Conservative and centrist Republicans in the House are working on a deal that some say could unite the two factions and attract enough votes to pass the stalled bill to repeal and replace Obamacare.
But amid increased pressure from the White House to move forward with the plan to unravel the 2010 health care law, some conservatives have questions about the changes.
News of the deal comes as President Donald Trump nears his 100th day in office, and just days before lawmakers return to Washington, D.C., to hash out the details of a bill funding the government.
Brokered by Tuesday Group Co-chairman Tom MacArthur, R-N.J., and House Freedom Caucus Chairman Mark Meadows, R-N.C., the “MacArthur Amendment” offers concessions to the centrist and conservative wings of the GOP, which opposed the House GOP’s bill for different reasons.
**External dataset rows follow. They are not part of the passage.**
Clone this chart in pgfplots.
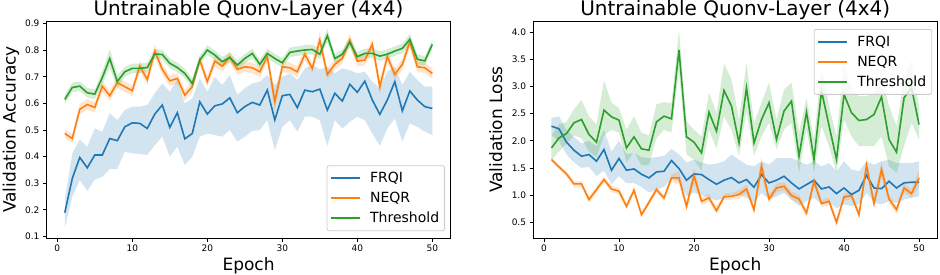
\documentclass[border=0pt]{standalone}
\usepackage{fontspec}
\setmainfont{DejaVu Sans}
\usepackage{pgfplots}
\pgfplotsset{compat=1.18}
\usepackage{pgfplotstable}
\usepgfplotslibrary{fillbetween}
\definecolor{tabblue}{HTML}{1F77B4}
\definecolor{taborange}{HTML}{FF7F0E}
\definecolor{tabgreen}{HTML}{2CA02C}

\pgfplotstableread{
x m lo hi
1 0.189 0.130 0.237
2 0.318 0.249 0.412
3 0.397 0.312 0.465
4 0.358 0.271 0.437
5 0.406 0.314 0.506
6 0.406 0.324 0.494
7 0.468 0.354 0.563
8 0.460 0.354 0.537
9 0.512 0.418 0.575
10 0.527 0.412 0.588
11 0.525 0.410 0.588
12 0.506 0.406 0.594
13 0.560 0.443 0.638
14 0.594 0.475 0.675
15 0.510 0.400 0.644
16 0.565 0.437 0.688
17 0.467 0.368 0.600
18 0.487 0.400 0.619
19 0.606 0.475 0.694
20 0.560 0.487 0.644
21 0.591 0.481 0.700
22 0.598 0.475 0.669
23 0.621 0.500 0.707
24 0.565 0.456 0.632
25 0.588 0.475 0.657
26 0.604 0.497 0.675
27 0.594 0.500 0.682
28 0.650 0.537 0.707
29 0.538 0.425 0.669
30 0.629 0.512 0.700
31 0.634 0.537 0.713
32 0.584 0.494 0.688
33 0.650 0.550 0.732
34 0.644 0.550 0.744
35 0.654 0.537 0.728
36 0.575 0.440 0.738
37 0.638 0.537 0.713
38 0.609 0.506 0.732
39 0.672 0.531 0.725
40 0.642 0.550 0.713
41 0.684 0.537 0.719
42 0.613 0.487 0.682
43 0.559 0.440 0.657
44 0.613 0.506 0.719
45 0.682 0.544 0.738
46 0.572 0.456 0.669
47 0.647 0.525 0.719
48 0.613 0.512 0.688
49 0.588 0.494 0.663
50 0.581 0.481 0.663
}\accF

\pgfplotstableread{
x m lo hi
1 0.487 0.472 0.502
2 0.468 0.450 0.486
3 0.578 0.558 0.598
4 0.596 0.576 0.616
5 0.585 0.565 0.605
6 0.665 0.645 0.685
7 0.629 0.609 0.649
8 0.678 0.658 0.698
9 0.663 0.643 0.683
10 0.648 0.628 0.668
11 0.740 0.720 0.760
12 0.690 0.670 0.710
13 0.797 0.772 0.822
14 0.728 0.708 0.748
15 0.685 0.665 0.705
16 0.694 0.674 0.714
17 0.631 0.611 0.651
18 0.663 0.643 0.683
19 0.763 0.743 0.783
20 0.682 0.662 0.702
21 0.759 0.739 0.779
22 0.740 0.720 0.760
23 0.775 0.755 0.795
24 0.728 0.708 0.748
25 0.738 0.718 0.758
26 0.734 0.714 0.754
27 0.719 0.699 0.739
28 0.776 0.756 0.796
29 0.607 0.567 0.647
30 0.738 0.718 0.758
31 0.734 0.714 0.754
32 0.719 0.699 0.739
33 0.785 0.765 0.805
34 0.732 0.712 0.752
35 0.838 0.808 0.868
36 0.709 0.689 0.729
37 0.747 0.727 0.767
38 0.769 0.749 0.789
39 0.838 0.813 0.863
40 0.759 0.739 0.779
41 0.763 0.743 0.783
42 0.822 0.802 0.842
43 0.663 0.633 0.693
44 0.776 0.756 0.796
45 0.709 0.689 0.729
46 0.747 0.727 0.767
47 0.832 0.807 0.857
48 0.738 0.718 0.758
49 0.734 0.714 0.754
50 0.713 0.693 0.733
}\accN

\pgfplotstableread{
x m lo hi
1 0.615 0.597 0.633
2 0.660 0.642 0.678
3 0.665 0.647 0.683
4 0.640 0.622 0.658
5 0.635 0.617 0.653
6 0.697 0.672 0.722
7 0.769 0.734 0.804
8 0.682 0.657 0.707
9 0.719 0.701 0.737
10 0.732 0.714 0.750
11 0.732 0.714 0.750
12 0.735 0.717 0.753
13 0.786 0.768 0.804
14 0.784 0.766 0.802
15 0.751 0.733 0.769
16 0.735 0.717 0.753
17 0.713 0.695 0.731
18 0.675 0.657 0.693
19 0.763 0.745 0.781
20 0.801 0.783 0.819
21 0.782 0.764 0.800
22 0.757 0.739 0.775
23 0.773 0.755 0.791
24 0.744 0.726 0.762
25 0.769 0.751 0.787
26 0.788 0.770 0.806
27 0.747 0.729 0.765
28 0.788 0.770 0.806
29 0.769 0.751 0.787
30 0.753 0.735 0.771
31 0.792 0.774 0.810
32 0.797 0.779 0.815
33 0.801 0.783 0.819
34 0.803 0.785 0.821
35 0.785 0.767 0.803
36 0.855 0.830 0.880
37 0.769 0.751 0.787
38 0.785 0.767 0.803
39 0.830 0.812 0.848
40 0.776 0.758 0.794
41 0.788 0.770 0.806
42 0.788 0.770 0.806
43 0.778 0.760 0.796
44 0.785 0.767 0.803
45 0.797 0.779 0.815
46 0.807 0.789 0.825
47 0.841 0.821 0.861
48 0.766 0.748 0.784
49 0.760 0.742 0.778
50 0.822 0.804 0.840
}\accT

\pgfplotstableread{
x m lo hi
1 2.268 2.10 2.42
2 2.219 2.00 2.45
3 1.974 1.75 2.20
4 1.826 1.60 2.07
5 1.716 1.50 1.95
6 1.746 1.52 2.00
7 1.624 1.35 1.90
8 1.839 1.45 2.20
9 1.458 1.20 1.80
10 1.673 1.35 2.00
11 1.458 1.22 1.75
12 1.482 1.22 1.78
13 1.384 1.15 1.70
14 1.317 1.05 1.68
15 1.427 1.10 1.70
16 1.439 1.15 1.72
17 1.636 1.30 1.85
18 1.489 1.25 1.75
19 1.274 0.98 1.60
20 1.390 1.05 1.65
21 1.378 1.00 1.60
22 1.286 0.95 1.56
23 1.200 0.90 1.58
24 1.274 0.95 1.62
25 1.323 1.01 1.75
26 1.225 1.01 1.65
27 1.286 0.95 1.56
28 1.145 0.86 1.53
29 1.378 1.04 1.62
30 1.225 0.92 1.56
31 1.274 0.98 1.68
32 1.347 1.04 1.68
33 1.225 0.92 1.68
34 1.114 0.80 1.62
35 1.194 0.89 1.56
36 1.274 0.95 1.62
37 1.114 0.83 1.53
38 1.151 0.86 1.59
39 1.028 0.76 1.44
40 1.132 0.83 1.62
41 1.010 0.80 1.47
42 1.090 0.83 1.44
43 1.366 1.04 1.62
44 1.132 0.86 1.56
45 1.120 0.83 1.62
46 1.255 0.89 1.65
47 1.132 0.86 1.59
48 1.225 0.92 1.59
49 1.237 0.95 1.59
50 1.237 0.98 1.62
}\lossF

\pgfplotstableread{
x m lo hi
1 1.654 1.624 1.684
2 1.519 1.479 1.559
3 1.390 1.340 1.440
4 1.206 1.156 1.256
5 1.206 1.156 1.256
6 0.918 0.858 0.978
7 1.102 1.042 1.162
8 1.286 1.226 1.346
9 1.114 1.054 1.174
10 1.071 1.011 1.131
11 0.795 0.735 0.855
12 1.089 1.029 1.149
13 0.641 0.591 0.691
14 0.868 0.808 0.928
15 1.102 1.042 1.162
16 0.948 0.888 1.008
17 1.317 1.247 1.387
18 1.317 1.197 1.437
19 0.795 0.715 0.875
20 1.360 1.210 1.510
21 0.887 0.817 0.957
22 0.948 0.878 1.018
23 0.715 0.645 0.785
24 0.967 0.907 1.027
25 0.979 0.919 1.039
26 1.010 0.930 1.090
27 1.114 1.034 1.194
28 0.733 0.653 0.813
29 1.532 1.352 1.712
30 0.930 0.850 1.010
31 1.132 1.052 1.212
32 1.163 1.083 1.243
33 0.991 0.911 1.071
34 0.930 0.850 1.010
35 0.672 0.592 0.752
36 1.255 1.155 1.355
37 0.844 0.774 0.914
38 0.887 0.817 0.957
39 0.500 0.420 0.580
40 0.967 0.897 1.037
41 0.991 0.921 1.061
42 0.641 0.561 0.721
43 1.544 1.394 1.694
44 0.844 0.764 0.924
45 1.470 1.320 1.620
46 0.930 0.850 1.010
47 0.733 0.653 0.813
48 1.132 1.052 1.212
49 1.028 0.948 1.108
50 1.317 1.167 1.467
}\lossN

\pgfplotstableread{
x m lo hi
1 1.869 1.65 2.10
2 2.053 1.80 2.30
3 2.133 1.95 2.35
4 2.330 2.10 2.58
5 2.391 2.05 2.75
6 2.115 1.80 2.45
7 1.974 1.70 2.30
8 2.563 2.10 3.11
9 2.440 2.20 2.70
10 2.379 2.15 2.60
11 1.869 1.60 2.20
12 2.072 1.80 2.45
13 1.851 1.55 2.15
14 1.826 1.55 2.10
15 2.348 2.05 2.67
16 2.453 2.20 2.71
17 2.403 2.15 2.69
18 3.668 3.30 4.04
19 2.072 1.75 2.36
20 1.974 1.65 2.20
21 1.777 1.45 2.08
22 2.526 2.20 2.88
23 2.176 1.85 2.51
24 2.925 2.45 3.42
25 2.637 2.20 3.13
26 1.961 1.72 2.39
27 2.975 2.55 3.44
28 1.961 1.72 2.33
29 2.391 2.08 2.70
30 2.698 2.33 3.07
31 2.023 1.84 2.39
32 2.545 2.21 2.94
33 2.729 2.33 3.07
34 1.716 1.41 2.15
35 2.526 2.21 2.79
36 1.655 1.41 2.02
37 2.913 2.27 3.37
38 2.281 1.90 2.64
39 1.655 1.41 2.08
40 2.852 2.39 3.41
41 2.514 2.08 2.94
42 2.373 1.90 2.82
43 2.391 1.90 2.82
44 2.483 1.90 2.88
45 2.809 2.08 3.19
46 2.023 1.53 2.64
47 1.790 1.41 2.27
48 2.790 1.90 3.13
49 2.975 2.33 3.47
50 2.299 2.02 2.64
}\lossT

\pgfplotsset{
  myaxis/.style={
    scale only axis, width=404.3pt, height=217pt, anchor=south west,
    xmin=-1.45, xmax=52.45, xtick={0,10,20,30,40,50},
    axis line style={line width=0.8pt, black},
    tick align=outside, tick pos=left, major tick length=3.5pt,
    every tick/.style={black, line width=0.8pt},
    ticklabel style={font=\fontsize{9}{10}\selectfont},
    /pgf/number format/assume math mode=true,
    every axis title/.style={font=\fontsize{20}{24}\selectfont, at={(axis description cs:0.5,1.0235)}, anchor=base},
    xlabel style={font=\fontsize{17}{20}\selectfont, at={(axis description cs:0.5,-0.1475)}, anchor=base},
    ylabel style={font=\fontsize{17}{20}\selectfont, at={(axis description cs:-0.0764,0.5)}, anchor=base},
    legend cell align=left,
    legend image code/.code={\draw[#1] (0pt,0pt) -- (29pt,0pt);},
    legend style={font=\fontsize{14}{16}\selectfont, draw=black!20, rounded corners=2pt,
      fill=white, fill opacity=0.8, text opacity=1, line width=0.8pt,
      row sep=4pt, inner xsep=3.5pt, inner ysep=4.5pt,
      /tikz/every odd column/.append style={column sep=7pt}},
  },
  band/.style={draw=none, fill=#1, fill opacity=0.2, forget plot},
  mline/.style={#1, line width=1.6pt, mark=none},
}

\begin{document}
\begin{tikzpicture}
% ---------- left ----------
\begin{axis}[myaxis, at={(46.4pt,36pt)},
  ymin=0.094, ymax=0.91, ytick={0.1,0.2,0.3,0.4,0.5,0.6,0.7,0.8,0.9},
  yticklabel style={/pgf/number format/.cd, fixed, fixed zerofill, precision=1},
  title={Untrainable Quonv-Layer (4x4)}, xlabel={Epoch}, ylabel={Validation Accuracy},
  legend style={at={(axis description cs:0.986,0.032)}, anchor=south east}]
\addlegendimage{mline=tabblue}\addlegendentry{FRQI}
\addlegendimage{mline=taborange}\addlegendentry{NEQR}
\addlegendimage{mline=tabgreen}\addlegendentry{Threshold}
\addplot[draw=none, mark=none, forget plot, name path=aFl] table[x=x,y=lo]{\accF};
\addplot[draw=none, mark=none, forget plot, name path=aFh] table[x=x,y=hi]{\accF};
\addplot[band=tabblue] fill between[of=aFl and aFh];
\addplot[mline=tabblue, forget plot] table[x=x,y=m]{\accF};
\addplot[draw=none, mark=none, forget plot, name path=aNl] table[x=x,y=lo]{\accN};
\addplot[draw=none, mark=none, forget plot, name path=aNh] table[x=x,y=hi]{\accN};
\addplot[band=taborange] fill between[of=aNl and aNh];
\addplot[mline=taborange, forget plot] table[x=x,y=m]{\accN};
\addplot[draw=none, mark=none, forget plot, name path=aTl] table[x=x,y=lo]{\accT};
\addplot[draw=none, mark=none, forget plot, name path=aTh] table[x=x,y=hi]{\accT};
\addplot[band=tabgreen] fill between[of=aTl and aTh];
\addplot[mline=tabgreen, forget plot] table[x=x,y=m]{\accT};
\end{axis}
% ---------- right ----------
\begin{axis}[myaxis, at={(533.1pt,36pt)},
  ymin=0.2115, ymax=4.2026, ytick={0.5,1.0,1.5,2.0,2.5,3.0,3.5,4.0},
  yticklabel style={/pgf/number format/.cd, fixed, fixed zerofill, precision=1},
  title={Untrainable Quonv-Layer (4x4)}, xlabel={Epoch}, ylabel={Validation Loss},
  legend style={at={(axis description cs:0.987,0.963)}, anchor=north east}]
\addlegendimage{mline=tabblue}\addlegendentry{FRQI}
\addlegendimage{mline=taborange}\addlegendentry{NEQR}
\addlegendimage{mline=tabgreen}\addlegendentry{Threshold}
\addplot[draw=none, mark=none, forget plot, name path=lFl] table[x=x,y=lo]{\lossF};
\addplot[draw=none, mark=none, forget plot, name path=lFh] table[x=x,y=hi]{\lossF};
\addplot[band=tabblue] fill between[of=lFl and lFh];
\addplot[mline=tabblue, forget plot] table[x=x,y=m]{\lossF};
\addplot[draw=none, mark=none, forget plot, name path=lNl] table[x=x,y=lo]{\lossN};
\addplot[draw=none, mark=none, forget plot, name path=lNh] table[x=x,y=hi]{\lossN};
\addplot[band=taborange] fill between[of=lNl and lNh];
\addplot[mline=taborange, forget plot] table[x=x,y=m]{\lossN};
\addplot[draw=none, mark=none, forget plot, name path=lTl] table[x=x,y=lo]{\lossT};
\addplot[draw=none, mark=none, forget plot, name path=lTh] table[x=x,y=hi]{\lossT};
\addplot[band=tabgreen] fill between[of=lTl and lTh];
\addplot[mline=tabgreen, forget plot] table[x=x,y=m]{\lossT};
\end{axis}
\pgfresetboundingbox
\useasboundingbox (0,0) rectangle (940pt,274pt);
\end{tikzpicture}
\end{document}
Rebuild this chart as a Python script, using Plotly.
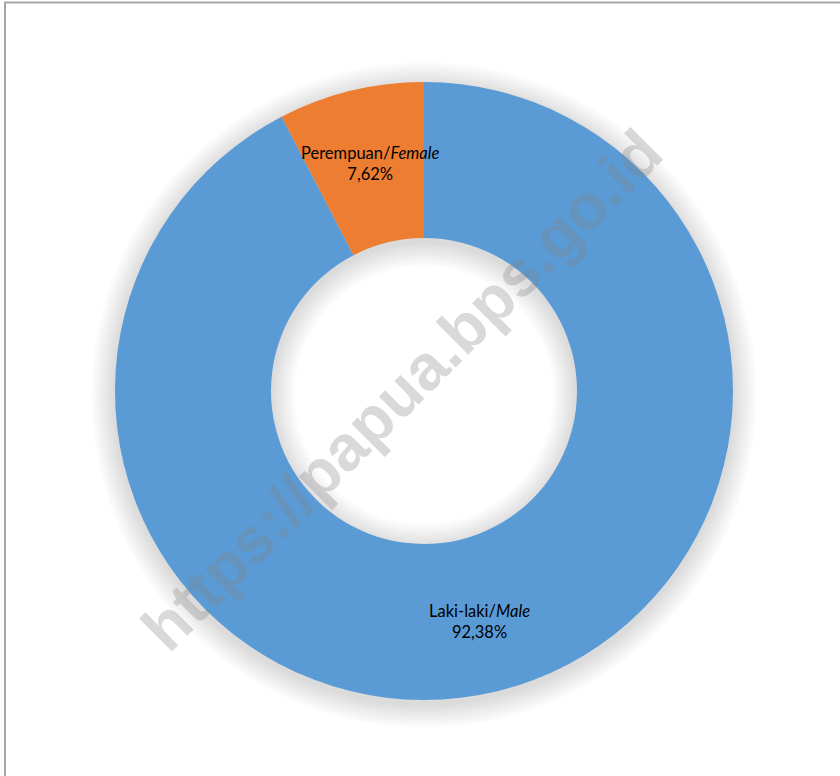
import plotly.graph_objects as go

labels = ["Laki-laki/<i>Male</i>", "Perempuan/<i>Female</i>"]
values = [92.38, 7.62]
value_text = ["92,38%", "7,62%"]
colors = ["#5B9BD5", "#ED7D31"]

W, H = 840, 776
cx, cy = 424, 391          # donut centre in pixels (from top)
R, r_in = 309, 153         # outer / inner radius in px

def dom(cxp, cyp, rad):
    return dict(x=[(cxp - rad) / W, (cxp + rad) / W],
                y=[(H - cyp - rad) / H, (H - cyp + rad) / H])

fig = go.Figure()

# soft blurred drop shadow: stacked translucent grey rings, offset slightly downward
for d in range(24, 0, -2):
    ro, ri = R + d, max(r_in - d, 1)
    fig.add_trace(go.Pie(
        values=[1], labels=["s"], hole=ri / ro, sort=False,
        marker=dict(colors=["rgba(0,0,0,0.013)"], line=dict(width=0)),
        textinfo="none", hoverinfo="skip", showlegend=False,
        domain=dom(cx, cy + 4, ro)))

fig.add_trace(go.Pie(
    labels=labels, values=values, hole=r_in / R, sort=False,
    direction="counterclockwise",
    marker=dict(colors=colors, line=dict(width=0)),
    textinfo="none", showlegend=False,
    domain=dom(cx, cy, R)))

# slice labels
label_pos = [(479, 621), (370, 163)]
for lab, vt, (px, py) in zip(labels, value_text, label_pos):
    fig.add_annotation(x=px / W, y=1 - py / H, xref="paper", yref="paper",
                       xanchor="center", yanchor="middle",
                       text=f"{lab}<br>{vt}", showarrow=False,
                       font=dict(family="Lato", size=16.5, color="#000000"),
                       align="center")

# watermark
fig.add_annotation(x=402 / W, y=1 - 390 / H, xref="paper", yref="paper",
                   xanchor="center", yanchor="middle",
                   text="<b>https://papua.bps.go.id</b>", showarrow=False,
                   textangle=-45,
                   font=dict(family="Liberation Sans", size=64,
                             color="rgba(128,128,128,0.3)"))

# chart border (left and top visible)
fig.add_shape(type="rect", xref="paper", yref="paper",
              x0=5 / W, x1=1.05, y0=-0.05, y1=1 - 2.5 / H,
              line=dict(color="#A6A6A6", width=2))

fig.update_layout(width=W, height=H, margin=dict(l=0, r=0, t=0, b=0),
                  paper_bgcolor="white", plot_bgcolor="white")

fig.write_html("out.html", config={"displayModeBar": False},
               post_script="document.body.style.margin='0';document.body.style.overflow='hidden';")
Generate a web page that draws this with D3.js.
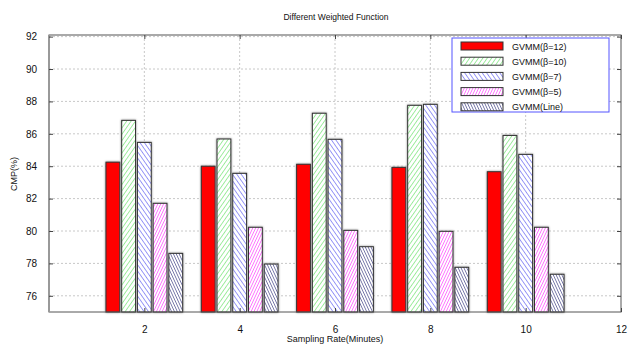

“I’m optimistic that we will have a bill that accomplishes all the goals that so many of us have campaigned on, promised, and yet the work’s not done,” Meadows told the Asheville (North Carolina) Citizen-Times.
According to a draft of the amendment obtained by Politico, the plan allows states to apply for “limited waivers” to opt out of Obamacare insurance mandates—a change designed to address conservatives’ concerns with the legislation.
Under the waivers, states could eliminate a requirement mandating the services that insurance plans must offer—the essential health benefits requirement—and another prohibiting insurers from charging patients more based on health status—known as community rating rules.
To receive the waiver, though, states must set up a high-risk insurance pool or participate in the federal high-risk pool. High-risk pools are insurance pools for patients with pre-existing conditions subsidized by the government.
States also must prove, according to the document published by Politico, that “the purpose of the requested waiver is to reduce premium costs, increase the number of persons with health care coverage, or advance another benefit to the public interest in the state, including the guarantee of coverage for persons with pre-existing medical conditions.”
The second part of the deal, which seeks to sway centrist Republicans, keeps some Obamacare regulations in place that have grown in popularity over the years, including the ban on insurers from discriminating against patients with pre-existing conditions.
The proposed changes from Meadows and MacArthur attempt to reconcile the differences between conservatives in the House Freedom Caucus and centrist Republicans.
Both factions revolted against leadership’s original health care bill, called the American Health Care Act, but for differing reasons. House Speaker Paul Ryan pulled the bill from the floor March 24 for lack of votes to pass it.
Conservatives said the plan didn’t combat the rising cost of premiums, while centrists worried sick patients would be deprived of access to affordable, quality health insurance.
Though the amendment seeks to bring Republicans closer to the 216 votes needed for the health care bill to pass, members have yet to see the legislative text.
A vote next week—occurring at the same time Congress debates a government spending bill—would give lawmakers little time to read the plan.
“My first instinct is that if you don’t give me time to read something, there’s probably something there that I’m not going to like, and that’s why you’re rushing it through,” Rep. Andy Biggs, R-Ariz., told The Daily Signal. “I prefer that you give us time to read it.”
Biggs, a member of the Freedom Caucus, said he still has questions about the plan, which resembles an offer put forth by Vice President Mike Pence before Republicans departed for their home districts for Easter recess.
“As what I’d like to call a new federalist, I don’t think that states should be having to clamor and jump through whatever hoops the federal government insists upon in order to make the decisions for their citizens,” Biggs said, referring to the waiver process. “I happen to like and respect [Health and Human Services Secretary] Tom Price immensely, but that doesn’t mean the next person will share that same approbation from me. [States] are going to be reliant on whoever that is, even under a Republican regime. That’s a problem.”
According to The Huffington Post, Republican leadership in the House and Senate continue to review the amendment.
But the White House is pushing for the House to vote on the newly revised plan next week, and Republicans are expected to discuss the path forward on a conference call Saturday.
During an interview with Fox News on Wednesday night, White House press secretary Sean Spicer said there’s a “potential” that Republicans revive their efforts to repeal Obamacare before Trump’s 100th day in office, April 29.
“I know that our team has continued to work with members of the House in particular to see if there’s a way forward,” Spicer said. “And fortunately for us, I think the appetite to really get this done continues to grow.”
Ryan, too, said his conference continues to make progress on a plan. During a speech in London on Wednesday, the speaker said Republicans are “very close” to agreeing on a bill that can pass the lower chamber.